Newport News Shipbuilding and Avondale Industries Merge

Newport News Shipbuilding, Newport News, VA and Avondale Industries, Inc., Avondale, LA have announced they will merge their shipbuilding companies in a $470 million transaction. The new company will be called Newport News Avondale Industries.

 

NNS Wins Contracts for Carrier Work

Newport News Shipbuilding (NNS), Newport News, VA has recently been awarded two aircraft carrier contracts by the Navy worth up to $67.5 million. The first contract, worth $22 million, is for planning and procuring materials for overhaul work on the USS ENTERPRISE. The actual overhaul contract will be awarded later this year. The second contract worth $8.8 million is for general engineering support and could be worth up to $45.5 million if the Navy exercises all options by 2003.

 

Navy Awards Ingalls Contracts for Two Ships

Ingalls Shipbuilding, Pascagoula, MS has recently been awarded a $620 million contract to build two additional DDG 51 Class Aegis guided missile destroyers for the U.S. Navy.
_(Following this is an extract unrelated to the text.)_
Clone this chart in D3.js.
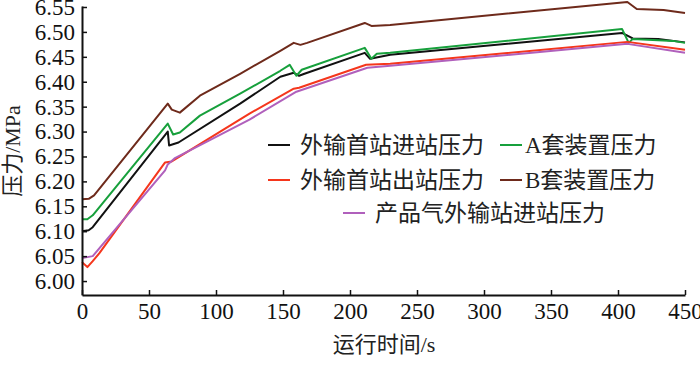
<!DOCTYPE html>
<html><head><meta charset="utf-8">
<script src="https://cdn.jsdelivr.net/npm/d3@7"></script>
<style>
html,body{margin:0;padding:0;background:#fff;}
text{font-family:"Liberation Serif","Noto Sans CJK SC",serif;}
</style></head>
<body><svg id="c" width="700" height="367"></svg>
<script>
// ---- data ----
const xTicks = [0,50,100,150,200,250,300,350,400,450];
const yTicks = [6.00,6.05,6.10,6.15,6.20,6.25,6.30,6.35,6.40,6.45,6.50,6.55];
const xTitle = "运行时间/s";
const yTitle = "压力/MPa";

const seriesNames = ["外输首站进站压力","A套装置压力","外输首站出站压力","B套装置压力","产品气外输站进站压力"];
const seriesColors = ["#111111","#17a03c","#f5361c","#6e2a1b","#b060bc"];

const inletT  = [0,5,8,64,65,72,118,148,158,162,166,211,215,230,403,411,430,450];
const inletP  = [6.100,6.102,6.108,6.300,6.272,6.278,6.356,6.410,6.418,6.412,6.416,6.458,6.446,6.454,6.498,6.487,6.486,6.479];
const aT      = [0,4,8,64,68,73,88,118,148,155,160,164,211,216,220,230,403,408,411,441,450];
const aP      = [6.124,6.124,6.132,6.316,6.294,6.298,6.332,6.376,6.422,6.434,6.412,6.424,6.468,6.446,6.456,6.458,6.506,6.478,6.486,6.482,6.478];
const outT    = [0,4,8,13,62,67,125,158,162,212,230,407,450];
const outP    = [6.038,6.028,6.040,6.056,6.238,6.240,6.336,6.386,6.388,6.434,6.436,6.480,6.464];
const bT      = [0,5,9,64,67,73,88,118,148,158,163,168,211,216,230,407,414,434,450];
const bP      = [6.164,6.165,6.172,6.356,6.344,6.338,6.372,6.416,6.462,6.478,6.474,6.478,6.518,6.512,6.514,6.560,6.546,6.544,6.538];
const prodT   = [0,8,62,64,69,125,160,213,230,407,450];
const prodP   = [6.046,6.050,6.222,6.234,6.246,6.324,6.380,6.428,6.432,6.476,6.458];

const seriesT = [inletT,aT,outT,bT,prodT];
const seriesP = [inletP,aP,outP,bP,prodP];

// ---- chart ----
const svg = d3.select("#c");
const x = d3.scaleLinear().domain([0,450]).range([82,685]);
const y = d3.scaleLinear().domain([5.972,6.552]).range([295,6]);

const line = d3.line().x(d=>x(d[0])).y(d=>y(d[1]));
seriesT.forEach((ts,i)=>{
  const pts = ts.map((t,j)=>[t,seriesP[i][j]]);
  svg.append("path").attr("d",line(pts)).attr("fill","none")
    .attr("stroke",seriesColors[i]).attr("stroke-width",2).attr("stroke-linejoin","round");
});

const gx = svg.append("g").attr("transform","translate(0,295)")
  .call(d3.axisBottom(x).tickValues(xTicks).tickSizeInner(-5).tickSizeOuter(0).tickPadding(8).tickFormat(d3.format("d")));
const gy = svg.append("g").attr("transform","translate(82,0)")
  .call(d3.axisLeft(y).tickValues(yTicks).tickSizeInner(-5).tickSizeOuter(0).tickPadding(7).tickFormat(d3.format(".2f")));
[gx,gy].forEach(g=>{
  g.select(".domain").attr("stroke","#111").attr("stroke-width",2);
  g.selectAll(".tick line").attr("stroke","#111").attr("stroke-width",1.5);
  g.selectAll(".tick text").attr("font-size",23).attr("fill","#111")
   .attr("font-family","'Liberation Serif',serif");
});

svg.append("text").attr("x",384).attr("y",352).attr("text-anchor","middle")
  .attr("font-size",22).attr("fill","#222").text(xTitle);
svg.append("text").attr("transform","translate(20,151) rotate(-90)").attr("text-anchor","middle")
  .attr("font-size",22).attr("fill","#222").text(yTitle);

// legend
const legPos = [[268,145],[500,145],[268,180],[500,180],[343,213]];
seriesNames.forEach((n,i)=>{
  const [lx,ly] = legPos[i];
  svg.append("line").attr("x1",lx).attr("x2",lx+22).attr("y1",ly).attr("y2",ly)
    .attr("stroke",seriesColors[i]).attr("stroke-width",2);
  svg.append("text").attr("x",lx+(i%2===1?25:32)).attr("y",ly+8).attr("font-size",23)
    .attr("fill","#222").text(n);
});
</script></body></html>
This contract represents the exercise of an option by the Navy included in a multi-year, multi-ship contract awarded to Ingalls in 1997.

 

Navy Exercises Option for Carrier Work at NNS

Newport News Shipbuilding (NNS) has recently been awarded a $60 million contract option for engineering work on CVN-77, the next Nimitz-class carrier.

 

Ingalls Launches Two Offshore Supply Vessels

Ingalls Shipbuilding recently launched and delivered two offshore supply vessels to Edison Chouest Offshore, Inc., including the first 190-foot OSV C-ADMIRAL and the eighth 240-foot OSV, the C-RANGER. It was only the second time in shipyard history two ships were launched at the same time.

 

MSC Charters Tanker Built by NNS

The Navy’s Military Sealift Command has chartered the MV HMI Diamond Shoals, the 600-foot double-hull tanker, built by Newport News Shipbuilding for Hvide Marine, Inc.